Monitor country-level news coverage over a date range.
Build a source-specific news article dataset.
Research historical coverage of public events, companies, markets, or regions.
Feed clean article text into analytics, NLP, summarization, classification, or retrieval workflows.
Estimate how much article data is available before launching a larger export.

How To Run The Actor

Open the Actor on Apify.
Choose either Countries or Websites.
Set Published from and Published to.
Optional: enable Estimate Results First to get a count before returning article rows.
Set Max results for the number of records to return in this run.
Run the Actor.
Download article records from the Dataset and read pagination details from the OUTPUT record.

Input

The Actor input form contains the full list of available countries and websites. The main fields are:

Field	Type	Required	Description
`countries`	`string[]`	No	Search one or more countries. Use this or `websites`, not both.
`websites`	`string[]`	No	Search one or more news websites or publishers. Use this or `countries`, not both.
`published_from`	`string`	No	Return articles published on or after this date. Supports ISO dates and relative values.
`published_to`	`string`	No	Return articles published on or before this date. Supports ISO dates and relative values.
`estimate_only`	`boolean`	No	Estimate how many matching article records are available without returning dataset rows.
`max_results`	`integer`	No	Maximum number of article records to return in this run.

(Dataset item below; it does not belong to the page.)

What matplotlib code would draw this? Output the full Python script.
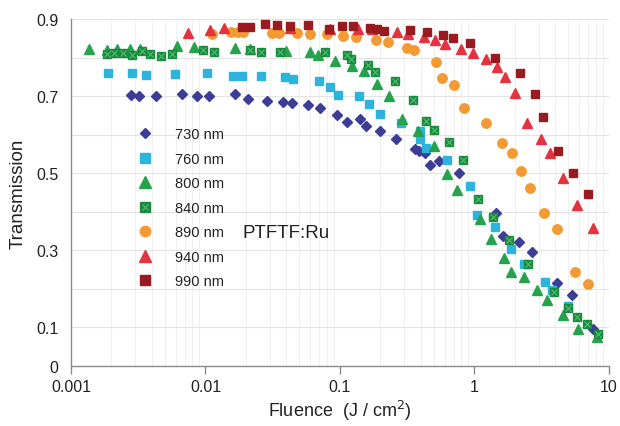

Default is `10`; maximum is `5000`.
`continuation_token`	`string`	No	Token from a previous run used to continue from the next page of results.

Helpful defaults:

If you choose neither Countries nor Websites, the Actor searches AP News.
If you provide no dates, the Actor searches the last 10 days.
If you provide only published_from, published_to defaults to 0 days.
If you provide only published_to, the Actor derives a one-day window ending at that date.

Accepted date examples:

2025-01-01
2025-01-01T00:00:00Z
7 days
30 days
12 months
2 years

Example Inputs

Search By Country

{
  "countries": ["South Africa"],
  "published_from": "30 days",
  "published_to": "0 days",
  "max_results": 100
}

Search By Website

{
  "websites": ["AP News", "Reuters"],
  "published_from": "2025-01-01",
  "published_to": "2025-12-31",
  "max_results": 100
}

Estimate Results Before Exporting

{
  "countries": ["United States"],
  "published_from": "12 months",
  "published_to": "0 days",
  "estimate_only": true,
  "max_results": 500
}

Continue A Large Export

{
  "countries": ["Africa"],
  "published_from": "2 years",
  "published_to": "0 days",
  "max_results": 100,
  "continuation_token": "{\"date_published\":\"2026-05-06T15:44:00+00:00\",\"url_hash\":\"81a489c65af24950956dd717c2f7b4be\"}"
}

Output Data

When estimate_only is false, article records are pushed to the default Apify dataset. Common fields include:

Field	Type	Description
`site_name`	`string`	News website or publisher name.
`country`	`string`	Country associated with the source.
`region`	`string`	Broader region associated with the source.
`language`	`string`	Source language metadata.
`article_title`	`string`	Article headline.
`author`	`string \| null`	Author or byline when available.
`article_body`	`string`	Normalized article text.
`tags`	`string[]`	Tags or keywords when available.
`date_published`	`string`	ISO 8601 publication timestamp.
`article_url`	`string`	Canonical article URL.
`main_image_url`	`string \| null`	Featured image URL when available.
`seo_description`	`string \| null`	Article summary or meta description when available.

Example dataset item:

{
  "site_name": "AP News",
  "country": "United States",
  "region": "North America",
  "language": "en",
  "article_title": "Sample archived news headline",
  "author": null,
  "article_body": "Normalized article text appears here...",
  "tags": [],
  "date_published": "2026-05-06T16:13:00+00:00",
  "article_url": "https://example.com/news/sample-article",
  "main_image_url": null,
  "seo_description": null
}

Output Summary And Pagination

Each run also writes an OUTPUT record with summary and pagination metadata:

resultCount
hasMore
nextContinuationToken
filters
estimatedMatchCount when estimate_only is enabled
estimatedReturnedThisRun when estimate_only is enabled

If hasMore is true, run the Actor again with the same filters and pass nextContinuationToken into continuation_token.

In estimate mode:

The dataset remains empty.
The OUTPUT record includes the estimated match count.
You can rerun the same input with estimate_only: false to fetch article rows.

Python API Example

Copy the Actor ID from the Actor's API tab and use it in ACTOR_ID.

import os
from apify_client import ApifyClient

client = ApifyClient(os.environ["APIFY_TOKEN"])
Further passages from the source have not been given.